• Data in this exercise
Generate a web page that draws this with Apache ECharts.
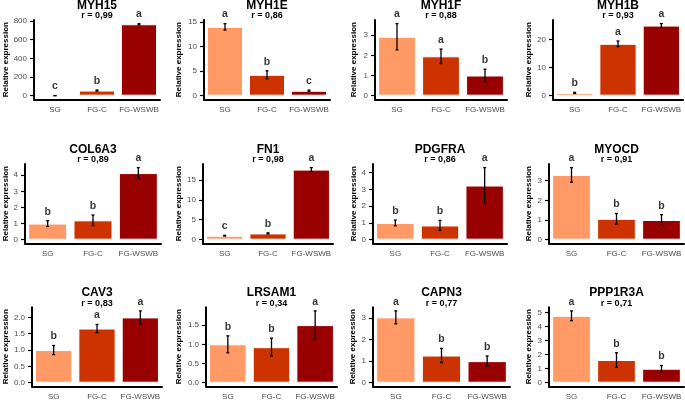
<!DOCTYPE html>
<html>
<head>
<meta charset="utf-8">
<title>Relative expression</title>
<script src="https://cdn.jsdelivr.net/npm/echarts@6/dist/echarts.min.js"></script>
<style>
  html, body { margin: 0; padding: 0; background: #fff; }
  #chart { width: 685px; height: 401px; }
</style>
</head>
<body>
<div id="chart"></div>
<script>
// groups and data
var groups = ['SG', 'FG-C', 'FG-WSWB'];
var groupColors = ['#FF9966', '#CC3300', '#990000'];

var genes = ['MYH15', 'MYH1E', 'MYH1F', 'MYH1B',
             'COL6A3', 'FN1', 'PDGFRA', 'MYOCD',
             'CAV3', 'LRSAM1', 'CAPN3', 'PPP1R3A'];
var rLabels = ['r = 0,99', 'r = 0,86', 'r = 0,88', 'r = 0,93',
               'r = 0,89', 'r = 0,98', 'r = 0,86', 'r = 0,91',
               'r = 0,83', 'r = 0,34', 'r = 0,77', 'r = 0,71'];
var means = [
  [1, 55, 765], [14, 4.25, 1], [2.92, 1.95, 1], [1, 18.5, 25],
  [1, 1.2, 4.13], [1, 1.57, 17.56], [1, 0.85, 3.23], [3.29, 1.06, 1],
  [1, 1.66, 2], [1, 0.925, 1.5], [3.03, 1.26, 1], [4.78, 1.62, 1]
];
var errors = [
  [0.5, 6, 7], [0.65, 0.8, 0.15], [0.65, 0.36, 0.31], [0.2, 1, 0.7],
  [0.18, 0.33, 0.34], [0.1, 0.15, 0.5], [0.17, 0.3, 1.07], [0.37, 0.27, 0.27],
  [0.14, 0.125, 0.2], [0.22, 0.235, 0.37], [0.3, 0.33, 0.24], [0.35, 0.52, 0.23]
];
var letters = [
  ['c', 'b', 'a'], ['a', 'b', 'c'], ['a', 'a', 'b'], ['b', 'a', 'a'],
  ['b', 'b', 'a'], ['c', 'b', 'a'], ['b', 'b', 'a'], ['a', 'b', 'b'],
  ['b', 'a', 'a'], ['b', 'b', 'a'], ['a', 'b', 'b'], ['a', 'b', 'b']
];
var yTicks = [
  [0, 200, 400, 600, 800], [0, 5, 10, 15], [0, 1, 2, 3], [0, 10, 20],
  [0, 1, 2, 3, 4], [0, 5, 10, 15], [0, 1, 2, 3, 4], [0, 1, 2, 3],
  [0, 0.5, 1, 1.5, 2], [0, 0.5, 1, 1.5], [0, 1, 2, 3], [0, 1, 2, 3, 4, 5]
];
var tickDecimals = [0, 0, 0, 0, 0, 0, 0, 0, 1, 1, 0, 0];

// panel boxes: [left, right, top, bottom] in px
var panels = [
  [34, 160, 20, 99.3], [204, 330, 20, 99.3], [375, 507, 20, 99.3], [553, 683, 20, 99.3],
  [25, 161, 164, 243.3], [203, 333, 164, 243.3], [373, 507, 164, 243.3], [549, 684, 164, 243.3],
  [32, 162, 307.3, 386.3], [206, 337, 307.3, 386.3], [373, 510, 307.3, 386.3], [549, 684, 307.3, 386.3]
];
var nameOffsets = [29, 26, 22, 24.5, 11, 25, 20, 21, 17.7, 27.7, 20.7, 21];
var titleRows = [[6, 15.5], [150, 160], [293, 303.3]];

var FONT = '"Liberation Sans", Arial, sans-serif';

var grids = [], xAxes = [], yAxes = [], series = [], graphics = [];

genes.forEach(function (gene, i) {
  var p = panels[i];
  var top = 0;
  means[i].forEach(function (m, j) { top = Math.max(top, m + errors[i][j]); });

  grids.push({ left: p[0], top: p[2], width: p[1] - p[0], height: p[3] - p[2] });

  xAxes.push({
    gridIndex: i, type: 'category', data: groups,
    axisLine: { onZero: false, lineStyle: { color: '#000', width: 2 } },
    axisTick: { alignWithLabel: true, length: 4, lineStyle: { color: '#000', width: 1.2 } },
    axisLabel: { interval: 0, fontSize: 8, color: '#4d4d4d', margin: 6, fontFamily: FONT }
  });

  yAxes.push({
    gridIndex: i, type: 'value',
    min: -0.05 * top, max: 1.05 * top,
    name: 'Relative expression', nameLocation: 'middle', nameGap: nameOffsets[i] - 4.5,
    nameTextStyle: { fontSize: 8, fontWeight: 'bold', color: '#000', fontFamily: FONT },
    axisLine: { show: true, onZero: false, lineStyle: { color: '#000', width: 2 } },
    axisTick: { show: true, length: 4, customValues: yTicks[i], lineStyle: { color: '#000', width: 1.2 } },
    axisLabel: {
      customValues: yTicks[i], fontSize: 8, color: '#4d4d4d', margin: 7, fontFamily: FONT,
      formatter: function (v) { return v.toFixed(tickDecimals[i]); }
    },
    splitLine: { show: false }
  });

  series.push({
    type: 'bar', xAxisIndex: i, yAxisIndex: i, barWidth: '86%',
    itemStyle: { borderColor: '#ffffff', borderWidth: 1 },
    data: means[i].map(function (v, j) { return { value: v, itemStyle: { color: groupColors[j] } }; })
  });

  series.push({
    type: 'custom', xAxisIndex: i, yAxisIndex: i, z: 5,
    data: means[i].map(function (v, j) { return [j, v - errors[i][j], v + errors[i][j]]; }),
    encode: { x: 0, y: [1, 2] },
    renderItem: function (params, api) {
      var lo = api.coord([api.value(0), api.value(1)]);
      var hi = api.coord([api.value(0), api.value(2)]);
      var st = { stroke: '#000', lineWidth: 1.3 };
      return {
        type: 'group',
        children: [
          { type: 'line', shape: { x1: lo[0], y1: lo[1], x2: hi[0], y2: hi[1] }, style: st },
          { type: 'line', shape: { x1: hi[0] - 1.5, y1: hi[1], x2: hi[0] + 1.5, y2: hi[1] }, style: st },
          { type: 'line', shape: { x1: lo[0] - 1.5, y1: lo[1], x2: lo[0] + 1.5, y2: lo[1] }, style: st }
        ]
      };
    }
  });

  series.push({
    type: 'scatter', xAxisIndex: i, yAxisIndex: i, z: 6,
    symbolSize: 1, itemStyle: { color: 'transparent' },
    data: means[i].map(function (v, j) { return [j, v + errors[i][j]]; }),
    label: {
      show: true, position: 'top', distance: 3,
      fontSize: 10.5, fontWeight: 'bold', color: '#000', fontFamily: FONT,
      formatter: function (d) { return letters[i][d.dataIndex]; }
    }
  });

  var row = titleRows[Math.floor(i / 4)];
  var cx = (p[0] + p[1]) / 2;
  graphics.push({
    type: 'text', x: cx, y: row[0],
    style: { text: gene, align: 'center', verticalAlign: 'middle', fill: '#000',
             fontSize: 12, fontWeight: 'bold', fontFamily: FONT }
  });
  graphics.push({
    type: 'text', x: cx, y: row[1],
    style: { text: rLabels[i], align: 'center', verticalAlign: 'middle', fill: '#000',
             fontSize: 9, fontWeight: 'bold', fontFamily: FONT }
  });
});

var chart = echarts.init(document.getElementById('chart'));
chart.setOption({
  animation: false,
  backgroundColor: '#fff',
  grid: grids,
  xAxis: xAxes,
  yAxis: yAxes,
  series: series,
  graphic: graphics
});
</script>
</body>
</html>
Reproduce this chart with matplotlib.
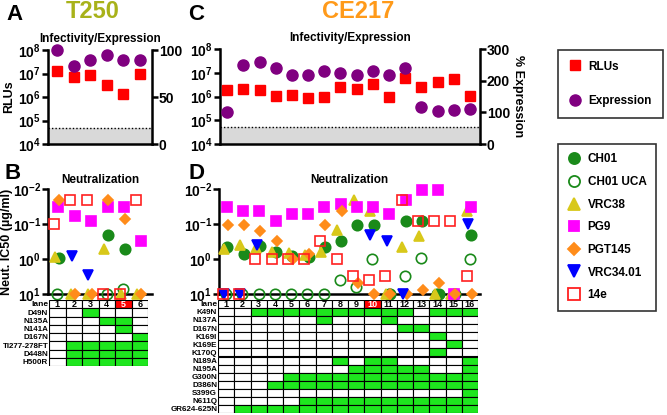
import numpy as np
import matplotlib
matplotlib.use('Agg')
import matplotlib.pyplot as plt
from matplotlib.lines import Line2D
from matplotlib.patches import Rectangle

plt.rcParams['font.family'] = ['Liberation Sans', 'DejaVu Sans']
plt.rcParams['font.weight'] = 'bold'
plt.rcParams['axes.titleweight'] = 'bold'
plt.rcParams['axes.labelweight'] = 'bold'
plt.rcParams['mathtext.fontset'] = 'custom'
plt.rcParams['mathtext.rm'] = 'Liberation Sans:weight=bold'
plt.rcParams['mathtext.it'] = 'Liberation Sans:weight=bold'
plt.rcParams['mathtext.bf'] = 'Liberation Sans:weight=bold'
plt.rcParams['mathtext.default'] = 'bf'

nan = np.nan

# ---- T250 (panels A, B) ----
t_lanes = [1, 2, 3, 4, 5, 6]
t_rlu = [1.3e7, 7e6, 8.7e6, 3.2e6, 1.35e6, 1.0e7]
t_expr = [100, 83, 89, 95, 89, 89]

t_ch01 = [0.91, nan, nan, 0.21, 0.51, nan]
t_ch01uca = [10, nan, nan, 10, 7.4, nan]
t_vrc38 = [0.85, 10, 10, 0.52, 10, 10]
t_pg9 = [0.032, 0.060, 0.081, 0.033, 0.032, 0.30]
t_pgt145 = [0.021, 10, 10, 0.021, 0.072, 10]
t_vrc34 = [nan, 0.81, 2.8, nan, nan, nan]
t_14e = [0.10, 0.021, 0.021, 10, 10, 0.021]

t_muts = ['D49N', 'N135A', 'N141A', 'D167N', 'TI277-278FT', 'D448N', 'H500R']
t_cells = [[3], [4, 5], [5], [6], [2, 3, 4, 5, 6], [2, 3, 4, 5, 6], [2, 3, 4, 5, 6]]
t_hilite = 5

# ---- CE217 (panels C, D) ----
c_lanes = list(range(1, 17))
c_rlu = [1.9e6, 2.0e6, 1.8e6, 1.1e6, 1.2e6, 0.9e6, 1.0e6, 2.6e6,
         2.0e6, 3.4e6, 1.0e6, 6.0e6, 2.6e6, 4.0e6, 5.5e6, 1.1e6]
c_expr = [100, 250, 258, 239, 219, 219, 229, 224,
          219, 229, 219, 239, 118, 103, 107, 109]

c_ch01 = [0.44, 0.71, 0.42, 0.62, 0.81, 0.85, 0.46, 0.30,
          0.105, 0.105, 10, 0.081, 0.081, 10, 10, 0.21]
c_ch01uca = [10, 10, 10, 10, 10, 10, 10, 4.0,
             6.2, 1.0, 10, 3.0, 0.91, 10, 10, 1.0]
c_vrc38 = [0.52, 0.40, 0.47, 0.62, 0.66, 0.76, 0.62, 0.15,
           0.021, 0.042, 10, 0.44, 0.22, 10, 10, 0.042]
c_pg9 = [0.033, 0.042, 0.042, 0.081, 0.051, 0.051, 0.033, 0.026,
         0.033, 0.033, 0.051, 0.021, 0.011, 0.011, 10, 0.033]
c_pgt145 = [0.105, 0.105, 0.155, 0.30, 1.02, 0.72, 0.105, 0.042,
            4.9, 10, 10, 10, 7.6, 4.9, 10, 10]
c_vrc34 = [10, 10, 0.41, nan, nan, nan, nan, nan,
           nan, 0.20, 0.30, 10, nan, nan, nan, 0.10]
c_14e = [10, 10, 1.0, 1.0, 1.0, 1.0, 0.30, 1.0,
         3.0, 4.0, 3.0, 0.021, 0.081, 0.081, 0.081, 3.0]

c_muts = ['K49N', 'N137A', 'D167N', 'K169I', 'K169E', 'K170Q', 'N189A',
          'N195A', 'G300N', 'D386N', 'S399G', 'N611Q', 'GR624-625N']
c_cells = [[3, 4, 5, 6, 7, 8, 9, 10, 11, 12, 14, 15, 16], [7, 11], [12, 13],
           [14], [15], [14], [8, 10, 11, 16], [9, 10, 11, 12, 13, 16],
           list(range(5, 17)), list(range(4, 17)), [16], list(range(6, 17)),
           list(range(2, 17))]
c_hilite = 10

ab_names = ['CH01', 'CH01 UCA', 'VRC38', 'PG9', 'PGT145', 'VRC34.01', '14e']

# styles: marker, face, edge, size, x offset
ab_style = [('o', '#1a8a1a', '#1a8a1a', 7.5, 0.08),
            ('o', 'none', '#1a8a1a', 7.5, 0.0),
            ('^', '#d8c81a', '#d8c81a', 7.5, -0.15),
            ('s', '#ff00ff', '#ff00ff', 7, 0.05),
            ('D', '#ff8c1a', '#ff8c1a', 5.5, 0.1),
            ('v', '#0000ff', '#0000ff', 7.5, -0.12),
            ('s', 'none', '#ff2020', 7.5, -0.2)]

GREEN = '#1ee61e'

fig = plt.figure(figsize=(6.67, 4.15), dpi=100)


def px(l, t, r, b):
    return [l / 667, 1 - b / 415, (r - l) / 667, (b - t) / 415]


def style_spines(ax, right=False):
    for s in ['top', 'right', 'left', 'bottom']:
        ax.spines[s].set_visible(False)
    ax.spines['left'].set_visible(not right)
    ax.spines['right'].set_visible(right)
    ax.spines['bottom'].set_visible(True)
    for s in ax.spines.values():
        s.set_linewidth(1.8)
    ax.tick_params(axis='y', width=1.8, length=4, labelsize=10, pad=1)
    ax.tick_params(axis='x', bottom=False, labelbottom=False)


def infect(ax, lanes, rlu, expr, emax, eticks, xlim):
    ax.set_yscale('log')
    ax.set_ylim(1e4, 1e8)
    ax.set_xlim(xlim)
    ax.axhspan(1e4, 5e4, color='#d9d9d9', zorder=0, lw=0)
    ax.axhline(5e4, color='k', ls=(0, (1, 1.5)), lw=1)
    ax.set_yticks([1e4, 1e5, 1e6, 1e7, 1e8])
    ax.set_yticklabels([r'$10^{%d}$' % k for k in range(4, 9)])
    ax.minorticks_off()
    style_spines(ax)
    ax2 = ax.twinx()
    ax2.set_ylim(0, emax)
    ax2.set_xlim(xlim)
    ax2.set_yticks(eticks)
    style_spines(ax2, right=True)
    ax2.spines['bottom'].set_visible(False)
    ax.plot(lanes, rlu, 's', color='#ff0000', ms=7, ls='none', zorder=3, clip_on=False)
    ax2.plot(lanes, expr, 'o', color='#800080', ms=8, ls='none', zorder=3, clip_on=False)
    return ax2


def neut(ax, lanes, series, xlim):
    ax.set_yscale('log')
    ax.set_ylim(10, 0.01)
    ax.set_xlim(xlim)
    ax.set_yticks([0.01, 0.1, 1, 10])
    ax.set_yticklabels([r'$10^{-2}$', r'$10^{-1}$', r'$10^{0}$', r'$10^{1}$'])
    ax.minorticks_off()
    style_spines(ax)
    x = np.array(lanes, dtype=float)
    for vals, (m, fc, ec, ms, dx) in zip(series, ab_style):
        ax.plot(x + dx, vals, ls='none', marker=m, mfc=fc, mec=ec, ms=ms,
                mew=1.2, clip_on=False, zorder=3)


def table(ax, n, muts, cells, hilite):
    ax.set_xlim(0.5, n + 0.5)
    ax.set_ylim(len(muts) + 1, 0)
    ax.axis('off')
    for j in range(1, n + 1):
        fc = '#ff0000' if j == hilite else 'white'
        ax.add_patch(Rectangle((j - 0.5, 0), 1, 1, fc=fc, ec='k', lw=0.8))
        ax.text(j, 0.55, str(j), ha='center', va='center', fontsize=6.5,
                color='white' if j == hilite else 'k')
    ax.text(0.45, 0.6, 'lane', ha='right', va='center', fontsize=6)
    for i, (name, lanes) in enumerate(zip(muts, cells)):
        for j in range(1, n + 1):
            fc = GREEN if j in lanes else 'white'
            ax.add_patch(Rectangle((j - 0.5, i + 1), 1, 1, fc=fc, ec='k', lw=0.8))
        ax.text(0.45, i + 1.6, name, ha='right', va='center', fontsize=5.8)


xlimA = (0.44, 6.74)
xlimC = (0.56, 16.62)

axA = fig.add_axes(px(48, 50, 152, 144))
a2 = infect(axA, t_lanes, t_rlu, t_expr, 100, [0, 50, 100], xlimA)
axA.set_ylabel('RLUs', fontsize=9, labelpad=2)
axA.set_title('Infectivity/Expression', fontsize=8.5, pad=6)

axC = fig.add_axes(px(220, 49, 480, 144))
c2 = infect(axC, c_lanes, c_rlu, c_expr, 300, [0, 100, 200, 300], xlimC)
c2.set_ylabel('% Expression', fontsize=9, rotation=270, labelpad=10)
axC.set_title('Infectivity/Expression', fontsize=8.5, pad=6)

axB = fig.add_axes(px(48, 189, 152, 294))
neut(axB, t_lanes, [t_ch01, t_ch01uca, t_vrc38, t_pg9, t_pgt145, t_vrc34, t_14e], xlimA)
axB.set_ylabel('Neut. IC50 (µg/ml)', fontsize=9, labelpad=0)
axB.set_title('Neutralization', fontsize=8.5, pad=4)

axD = fig.add_axes(px(219, 189, 480, 294))
neut(axD, c_lanes, [c_ch01, c_ch01uca, c_vrc38, c_pg9, c_pgt145, c_vrc34, c_14e], xlimC)
axD.set_title('Neutralization', fontsize=8.5, pad=4)

tabB = fig.add_axes(px(49, 300, 148, 366))
table(tabB, 6, t_muts, t_cells, t_hilite)
tabD = fig.add_axes(px(218, 300, 478, 413))
table(tabD, 16, c_muts, c_cells, c_hilite)

# panel letters and titles
fig.text(6 / 667, 1 - 14 / 415, 'A', fontsize=16, va='center')
fig.text(188 / 667, 1 - 14 / 415, 'C', fontsize=16, va='center')
fig.text(5 / 667, 1 - 173 / 415, 'B', fontsize=16, va='center')
fig.text(188 / 667, 1 - 173 / 415, 'D', fontsize=16, va='center')
fig.text(93 / 667, 1 - 12 / 415, 'T250', fontsize=17, color='#a8b21a', ha='center', va='center')
fig.text(358 / 667, 1 - 12 / 415, 'CE217', fontsize=17, color='#ff9a1a', ha='center', va='center')

# legends
h1 = [Line2D([], [], ls='none', marker='s', color='#ff0000', ms=7.5),
      Line2D([], [], ls='none', marker='o', color='#800080', ms=8)]
leg1 = fig.legend(h1, ['RLUs', 'Expression'], loc='upper left',
                  bbox_to_anchor=(558 / 667, 1 - 50 / 415), fontsize=8.5,
                  frameon=True, fancybox=False, edgecolor='k', borderaxespad=0,
                  labelspacing=1.9, handletextpad=0.6, borderpad=0.9,
                  handlelength=1.1)
leg1.get_frame().set_linewidth(1.2)

h2 = [Line2D([], [], ls='none', marker=m, mfc=fc, mec=ec, ms=ms + 0.5, mew=1.3)
      for (m, fc, ec, ms, dx) in ab_style]
leg2 = fig.legend(h2, ab_names, loc='upper left',
                  bbox_to_anchor=(558 / 667, 1 - 144 / 415), fontsize=8.5,
                  frameon=True, fancybox=False, edgecolor='k', borderaxespad=0,
                  labelspacing=0.9, handletextpad=0.6, borderpad=0.8,
                  handlelength=1.1)
leg2.get_frame().set_linewidth(1.2)

fig.savefig('out.png', dpi=100)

• Stated problem
Give again, word for word, the lines from the one that contains "Reproduce this chart with matplotlib." to the one that contains "t_hilite = 5", both included. Omit the pictures.

• The result
Reproduce this chart with matplotlib.
import numpy as np
import matplotlib
matplotlib.use('Agg')
import matplotlib.pyplot as plt
from matplotlib.lines import Line2D
from matplotlib.patches import Rectangle

plt.rcParams['font.family'] = ['Liberation Sans', 'DejaVu Sans']
plt.rcParams['font.weight'] = 'bold'
plt.rcParams['axes.titleweight'] = 'bold'
plt.rcParams['axes.labelweight'] = 'bold'
plt.rcParams['mathtext.fontset'] = 'custom'
plt.rcParams['mathtext.rm'] = 'Liberation Sans:weight=bold'
plt.rcParams['mathtext.it'] = 'Liberation Sans:weight=bold'
plt.rcParams['mathtext.bf'] = 'Liberation Sans:weight=bold'
plt.rcParams['mathtext.default'] = 'bf'

nan = np.nan

# ---- T250 (panels A, B) ----
t_lanes = [1, 2, 3, 4, 5, 6]
t_rlu = [1.3e7, 7e6, 8.7e6, 3.2e6, 1.35e6, 1.0e7]
t_expr = [100, 83, 89, 95, 89, 89]

t_ch01 = [0.91, nan, nan, 0.21, 0.51, nan]
t_ch01uca = [10, nan, nan, 10, 7.4, nan]
t_vrc38 = [0.85, 10, 10, 0.52, 10, 10]
t_pg9 = [0.032, 0.060, 0.081, 0.033, 0.032, 0.30]
t_pgt145 = [0.021, 10, 10, 0.021, 0.072, 10]
t_vrc34 = [nan, 0.81, 2.8, nan, nan, nan]
t_14e = [0.10, 0.021, 0.021, 10, 10, 0.021]

t_muts = ['D49N', 'N135A', 'N141A', 'D167N', 'TI277-278FT', 'D448N', 'H500R']
t_cells = [[3], [4, 5], [5], [6], [2, 3, 4, 5, 6], [2, 3, 4, 5, 6], [2, 3, 4, 5, 6]]
t_hilite = 5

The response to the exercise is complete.